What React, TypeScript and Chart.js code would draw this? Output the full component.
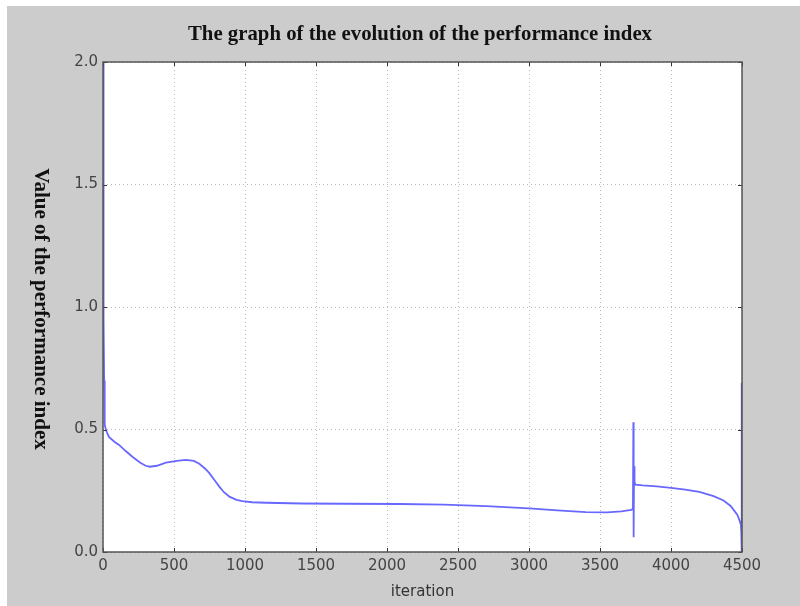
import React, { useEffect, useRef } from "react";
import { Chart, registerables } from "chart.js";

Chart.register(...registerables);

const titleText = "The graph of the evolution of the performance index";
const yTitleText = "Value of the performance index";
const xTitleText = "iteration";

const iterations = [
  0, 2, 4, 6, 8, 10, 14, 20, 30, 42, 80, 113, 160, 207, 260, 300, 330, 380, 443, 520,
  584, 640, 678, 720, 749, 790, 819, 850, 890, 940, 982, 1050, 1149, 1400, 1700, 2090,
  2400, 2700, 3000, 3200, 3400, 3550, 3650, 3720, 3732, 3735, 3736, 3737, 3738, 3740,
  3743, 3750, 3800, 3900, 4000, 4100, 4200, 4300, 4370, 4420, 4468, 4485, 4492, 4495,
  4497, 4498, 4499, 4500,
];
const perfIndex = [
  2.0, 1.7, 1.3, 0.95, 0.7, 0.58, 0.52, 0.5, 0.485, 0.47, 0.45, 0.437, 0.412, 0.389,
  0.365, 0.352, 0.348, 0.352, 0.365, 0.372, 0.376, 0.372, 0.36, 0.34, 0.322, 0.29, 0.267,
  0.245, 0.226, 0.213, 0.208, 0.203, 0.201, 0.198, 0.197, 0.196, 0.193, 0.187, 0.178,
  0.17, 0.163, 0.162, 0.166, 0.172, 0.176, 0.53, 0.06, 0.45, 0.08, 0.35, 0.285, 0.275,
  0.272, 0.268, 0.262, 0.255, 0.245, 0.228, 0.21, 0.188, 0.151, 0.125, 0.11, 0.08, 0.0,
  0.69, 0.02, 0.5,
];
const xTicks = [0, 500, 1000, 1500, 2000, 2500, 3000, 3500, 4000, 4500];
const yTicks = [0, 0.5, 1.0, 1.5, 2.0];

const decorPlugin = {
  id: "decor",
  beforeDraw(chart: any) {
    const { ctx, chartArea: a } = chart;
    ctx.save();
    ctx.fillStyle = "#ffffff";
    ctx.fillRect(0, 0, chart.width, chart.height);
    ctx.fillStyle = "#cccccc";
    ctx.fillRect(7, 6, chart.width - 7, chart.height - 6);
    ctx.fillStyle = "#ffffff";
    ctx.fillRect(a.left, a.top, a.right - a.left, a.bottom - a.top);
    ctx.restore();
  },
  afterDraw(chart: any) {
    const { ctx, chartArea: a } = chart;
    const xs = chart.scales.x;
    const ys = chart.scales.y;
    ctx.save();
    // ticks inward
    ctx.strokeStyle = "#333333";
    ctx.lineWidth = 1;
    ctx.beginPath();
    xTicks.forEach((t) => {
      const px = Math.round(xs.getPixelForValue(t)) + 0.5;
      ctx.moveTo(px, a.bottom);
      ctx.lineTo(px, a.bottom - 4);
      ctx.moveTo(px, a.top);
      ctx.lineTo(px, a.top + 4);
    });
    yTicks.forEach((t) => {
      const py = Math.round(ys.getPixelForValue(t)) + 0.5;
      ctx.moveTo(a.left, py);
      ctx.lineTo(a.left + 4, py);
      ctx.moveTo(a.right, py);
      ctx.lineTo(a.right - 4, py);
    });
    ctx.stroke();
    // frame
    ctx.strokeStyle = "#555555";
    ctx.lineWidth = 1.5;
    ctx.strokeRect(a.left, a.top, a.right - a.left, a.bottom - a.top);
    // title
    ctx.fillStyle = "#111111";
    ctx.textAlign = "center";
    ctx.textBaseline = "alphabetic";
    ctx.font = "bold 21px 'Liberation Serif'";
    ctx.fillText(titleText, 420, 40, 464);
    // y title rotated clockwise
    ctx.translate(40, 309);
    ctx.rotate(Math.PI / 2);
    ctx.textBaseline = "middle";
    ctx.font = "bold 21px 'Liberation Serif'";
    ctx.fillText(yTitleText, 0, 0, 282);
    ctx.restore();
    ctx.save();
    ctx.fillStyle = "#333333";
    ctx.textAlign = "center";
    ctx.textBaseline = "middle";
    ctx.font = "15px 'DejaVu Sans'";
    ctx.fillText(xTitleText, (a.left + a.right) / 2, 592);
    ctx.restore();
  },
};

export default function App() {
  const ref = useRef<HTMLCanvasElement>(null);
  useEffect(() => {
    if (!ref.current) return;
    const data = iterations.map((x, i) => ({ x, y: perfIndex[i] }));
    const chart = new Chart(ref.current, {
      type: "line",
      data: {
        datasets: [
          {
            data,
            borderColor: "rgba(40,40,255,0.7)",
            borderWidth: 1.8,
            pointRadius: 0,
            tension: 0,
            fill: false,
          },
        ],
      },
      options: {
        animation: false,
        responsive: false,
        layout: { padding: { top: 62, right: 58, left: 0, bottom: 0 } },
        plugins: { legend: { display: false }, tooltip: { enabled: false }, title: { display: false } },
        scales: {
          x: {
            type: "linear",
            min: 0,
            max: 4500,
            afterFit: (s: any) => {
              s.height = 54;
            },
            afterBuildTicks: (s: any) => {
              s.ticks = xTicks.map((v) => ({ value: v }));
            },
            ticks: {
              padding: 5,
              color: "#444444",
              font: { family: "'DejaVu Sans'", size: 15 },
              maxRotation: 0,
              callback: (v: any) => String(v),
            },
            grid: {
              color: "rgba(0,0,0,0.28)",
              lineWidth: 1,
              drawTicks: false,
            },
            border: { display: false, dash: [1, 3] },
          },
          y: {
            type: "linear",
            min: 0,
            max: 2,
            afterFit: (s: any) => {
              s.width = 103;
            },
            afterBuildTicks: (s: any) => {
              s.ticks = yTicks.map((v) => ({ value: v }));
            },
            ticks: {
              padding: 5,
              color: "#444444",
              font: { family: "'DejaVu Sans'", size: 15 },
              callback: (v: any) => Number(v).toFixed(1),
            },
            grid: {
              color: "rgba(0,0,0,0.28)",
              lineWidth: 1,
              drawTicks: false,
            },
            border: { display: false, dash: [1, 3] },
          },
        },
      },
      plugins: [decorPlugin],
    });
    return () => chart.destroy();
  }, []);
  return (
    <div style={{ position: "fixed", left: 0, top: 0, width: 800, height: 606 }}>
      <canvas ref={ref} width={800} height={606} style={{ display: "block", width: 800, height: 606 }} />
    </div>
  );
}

========================================

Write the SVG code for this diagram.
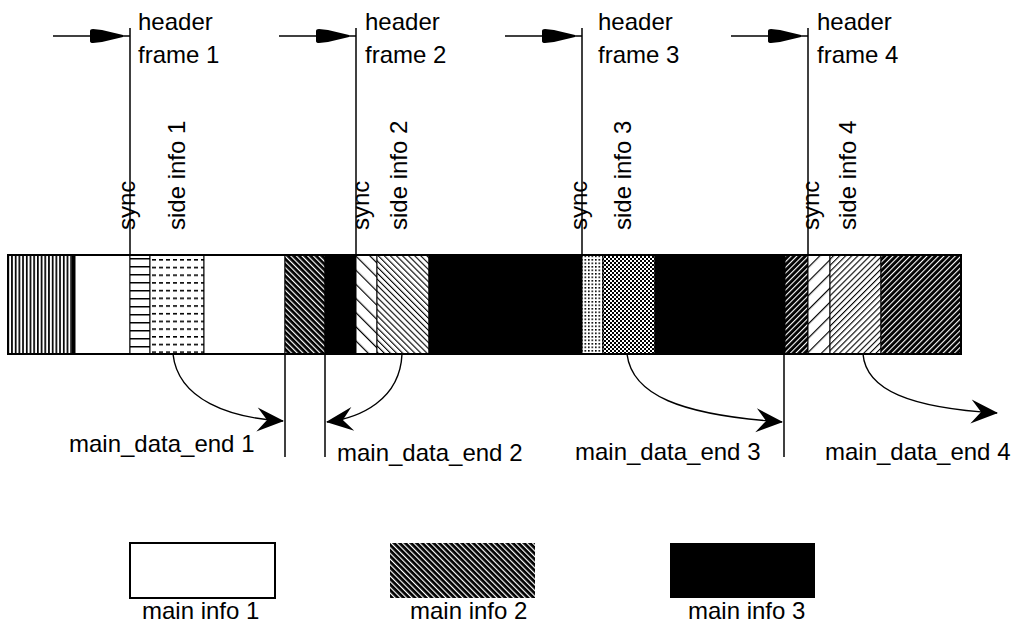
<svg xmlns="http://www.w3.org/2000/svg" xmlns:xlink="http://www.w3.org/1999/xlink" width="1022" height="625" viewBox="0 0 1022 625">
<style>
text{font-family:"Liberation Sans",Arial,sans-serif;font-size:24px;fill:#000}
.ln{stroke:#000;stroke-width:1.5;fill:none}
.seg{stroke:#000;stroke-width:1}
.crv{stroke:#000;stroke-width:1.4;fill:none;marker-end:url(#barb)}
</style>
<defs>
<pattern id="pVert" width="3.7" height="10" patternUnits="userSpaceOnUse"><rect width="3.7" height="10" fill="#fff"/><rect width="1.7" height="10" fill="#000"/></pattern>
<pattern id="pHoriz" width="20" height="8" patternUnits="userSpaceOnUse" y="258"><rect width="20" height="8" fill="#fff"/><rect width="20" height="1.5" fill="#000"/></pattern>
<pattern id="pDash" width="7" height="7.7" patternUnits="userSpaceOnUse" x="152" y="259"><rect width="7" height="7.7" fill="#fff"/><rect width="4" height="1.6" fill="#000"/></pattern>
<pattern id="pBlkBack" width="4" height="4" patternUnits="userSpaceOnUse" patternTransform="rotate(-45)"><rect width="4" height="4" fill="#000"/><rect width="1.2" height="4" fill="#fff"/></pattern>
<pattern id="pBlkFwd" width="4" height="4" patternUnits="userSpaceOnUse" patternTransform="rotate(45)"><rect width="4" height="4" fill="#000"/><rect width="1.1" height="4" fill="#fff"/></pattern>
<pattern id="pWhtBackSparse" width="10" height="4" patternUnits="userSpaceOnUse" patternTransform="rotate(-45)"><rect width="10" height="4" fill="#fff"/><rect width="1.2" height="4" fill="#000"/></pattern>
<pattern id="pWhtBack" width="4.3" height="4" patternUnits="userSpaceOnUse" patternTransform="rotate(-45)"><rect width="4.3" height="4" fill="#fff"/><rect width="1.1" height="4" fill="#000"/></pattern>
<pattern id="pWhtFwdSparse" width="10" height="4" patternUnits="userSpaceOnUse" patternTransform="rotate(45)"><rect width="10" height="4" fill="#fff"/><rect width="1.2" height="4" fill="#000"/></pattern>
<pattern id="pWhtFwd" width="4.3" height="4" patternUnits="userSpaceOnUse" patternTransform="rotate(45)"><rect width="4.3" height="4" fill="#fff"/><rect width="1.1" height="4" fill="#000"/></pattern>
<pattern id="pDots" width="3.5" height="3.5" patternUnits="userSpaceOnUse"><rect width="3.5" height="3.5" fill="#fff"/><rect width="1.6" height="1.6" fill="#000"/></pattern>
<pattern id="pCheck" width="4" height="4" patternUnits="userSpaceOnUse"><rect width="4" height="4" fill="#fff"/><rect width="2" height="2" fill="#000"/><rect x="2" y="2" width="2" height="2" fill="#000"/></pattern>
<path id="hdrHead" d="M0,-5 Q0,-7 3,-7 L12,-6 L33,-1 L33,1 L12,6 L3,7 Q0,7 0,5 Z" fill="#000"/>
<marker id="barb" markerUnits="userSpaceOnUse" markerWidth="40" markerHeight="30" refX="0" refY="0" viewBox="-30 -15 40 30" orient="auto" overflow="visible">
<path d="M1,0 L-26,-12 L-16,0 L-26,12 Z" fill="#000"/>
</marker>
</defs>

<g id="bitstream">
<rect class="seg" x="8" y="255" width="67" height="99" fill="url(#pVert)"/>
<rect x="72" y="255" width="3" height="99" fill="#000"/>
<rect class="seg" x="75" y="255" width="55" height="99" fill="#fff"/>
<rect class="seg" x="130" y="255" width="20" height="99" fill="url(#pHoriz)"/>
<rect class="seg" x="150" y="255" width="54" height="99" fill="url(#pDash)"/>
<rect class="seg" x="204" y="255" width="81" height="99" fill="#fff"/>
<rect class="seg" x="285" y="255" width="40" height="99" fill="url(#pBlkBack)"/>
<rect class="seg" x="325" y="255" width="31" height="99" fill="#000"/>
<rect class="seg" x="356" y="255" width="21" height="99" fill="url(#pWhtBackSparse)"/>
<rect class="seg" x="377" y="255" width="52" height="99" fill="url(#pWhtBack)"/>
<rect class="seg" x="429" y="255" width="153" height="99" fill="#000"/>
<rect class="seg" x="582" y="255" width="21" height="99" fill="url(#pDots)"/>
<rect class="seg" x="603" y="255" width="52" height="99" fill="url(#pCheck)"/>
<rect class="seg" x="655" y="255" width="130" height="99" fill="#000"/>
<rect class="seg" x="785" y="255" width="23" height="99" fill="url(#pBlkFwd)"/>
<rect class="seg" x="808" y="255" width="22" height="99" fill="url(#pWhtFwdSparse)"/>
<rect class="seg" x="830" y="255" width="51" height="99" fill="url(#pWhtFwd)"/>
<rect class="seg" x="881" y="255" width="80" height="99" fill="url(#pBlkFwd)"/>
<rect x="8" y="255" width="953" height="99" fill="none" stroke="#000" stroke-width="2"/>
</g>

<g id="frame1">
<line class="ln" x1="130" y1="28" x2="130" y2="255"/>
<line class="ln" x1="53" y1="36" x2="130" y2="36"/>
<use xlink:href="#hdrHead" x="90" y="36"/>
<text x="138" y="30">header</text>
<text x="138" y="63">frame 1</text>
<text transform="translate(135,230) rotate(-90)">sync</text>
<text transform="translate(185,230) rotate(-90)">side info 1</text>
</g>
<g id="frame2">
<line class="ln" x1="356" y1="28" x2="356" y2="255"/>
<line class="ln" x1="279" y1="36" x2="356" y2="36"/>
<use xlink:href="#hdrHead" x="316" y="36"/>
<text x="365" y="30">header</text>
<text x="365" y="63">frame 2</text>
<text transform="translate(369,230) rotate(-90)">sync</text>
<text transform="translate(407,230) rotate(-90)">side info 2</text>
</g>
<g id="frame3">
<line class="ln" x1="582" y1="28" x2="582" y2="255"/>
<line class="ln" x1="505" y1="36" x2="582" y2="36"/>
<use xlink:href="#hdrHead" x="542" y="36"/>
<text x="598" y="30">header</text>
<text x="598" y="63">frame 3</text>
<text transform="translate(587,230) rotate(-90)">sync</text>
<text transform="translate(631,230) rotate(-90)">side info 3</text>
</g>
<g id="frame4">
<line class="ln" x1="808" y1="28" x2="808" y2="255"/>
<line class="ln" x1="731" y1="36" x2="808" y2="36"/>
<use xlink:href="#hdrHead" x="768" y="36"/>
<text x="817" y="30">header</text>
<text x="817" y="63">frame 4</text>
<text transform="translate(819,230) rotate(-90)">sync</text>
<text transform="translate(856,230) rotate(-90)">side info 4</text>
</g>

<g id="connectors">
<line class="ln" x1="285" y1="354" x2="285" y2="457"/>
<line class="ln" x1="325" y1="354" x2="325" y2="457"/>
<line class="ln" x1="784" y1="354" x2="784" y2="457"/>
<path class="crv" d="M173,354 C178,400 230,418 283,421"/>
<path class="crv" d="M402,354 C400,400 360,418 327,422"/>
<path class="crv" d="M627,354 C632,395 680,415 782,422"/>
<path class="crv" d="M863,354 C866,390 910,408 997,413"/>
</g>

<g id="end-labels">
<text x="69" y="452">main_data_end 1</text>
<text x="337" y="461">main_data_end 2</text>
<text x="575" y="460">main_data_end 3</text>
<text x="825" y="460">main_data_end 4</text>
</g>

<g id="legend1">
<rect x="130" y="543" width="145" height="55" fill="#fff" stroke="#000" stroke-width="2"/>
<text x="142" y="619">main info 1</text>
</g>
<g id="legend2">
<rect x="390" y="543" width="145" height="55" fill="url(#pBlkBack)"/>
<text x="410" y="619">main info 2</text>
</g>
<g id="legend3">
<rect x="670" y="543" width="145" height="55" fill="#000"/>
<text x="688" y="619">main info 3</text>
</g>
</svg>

========================================

Challenge:
Pick out the part that begins with the line containing "What React, TypeScript" and finishes with the line containing "const yTicks = [0, 0.5, 1.0, 1.5, 2.0];", both included. Restate it exactly, without images.

Answer for the task:
What React, TypeScript and Chart.js code would draw this? Output the full component.
import React, { useEffect, useRef } from "react";
import { Chart, registerables } from "chart.js";

Chart.register(...registerables);

const titleText = "The graph of the evolution of the performance index";
const yTitleText = "Value of the performance index";
const xTitleText = "iteration";

const iterations = [
  0, 2, 4, 6, 8, 10, 14, 20, 30, 42, 80, 113, 160, 207, 260, 300, 330, 380, 443, 520,
  584, 640, 678, 720, 749, 790, 819, 850, 890, 940, 982, 1050, 1149, 1400, 1700, 2090,
  2400, 2700, 3000, 3200, 3400, 3550, 3650, 3720, 3732, 3735, 3736, 3737, 3738, 3740,
  3743, 3750, 3800, 3900, 4000, 4100, 4200, 4300, 4370, 4420, 4468, 4485, 4492, 4495,
  4497, 4498, 4499, 4500,
];
const perfIndex = [
  2.0, 1.7, 1.3, 0.95, 0.7, 0.58, 0.52, 0.5, 0.485, 0.47, 0.45, 0.437, 0.412, 0.389,
  0.365, 0.352, 0.348, 0.352, 0.365, 0.372, 0.376, 0.372, 0.36, 0.34, 0.322, 0.29, 0.267,
  0.245, 0.226, 0.213, 0.208, 0.203, 0.201, 0.198, 0.197, 0.196, 0.193, 0.187, 0.178,
  0.17, 0.163, 0.162, 0.166, 0.172, 0.176, 0.53, 0.06, 0.45, 0.08, 0.35, 0.285, 0.275,
  0.272, 0.268, 0.262, 0.255, 0.245, 0.228, 0.21, 0.188, 0.151, 0.125, 0.11, 0.08, 0.0,
  0.69, 0.02, 0.5,
];
const xTicks = [0, 500, 1000, 1500, 2000, 2500, 3000, 3500, 4000, 4500];
const yTicks = [0, 0.5, 1.0, 1.5, 2.0];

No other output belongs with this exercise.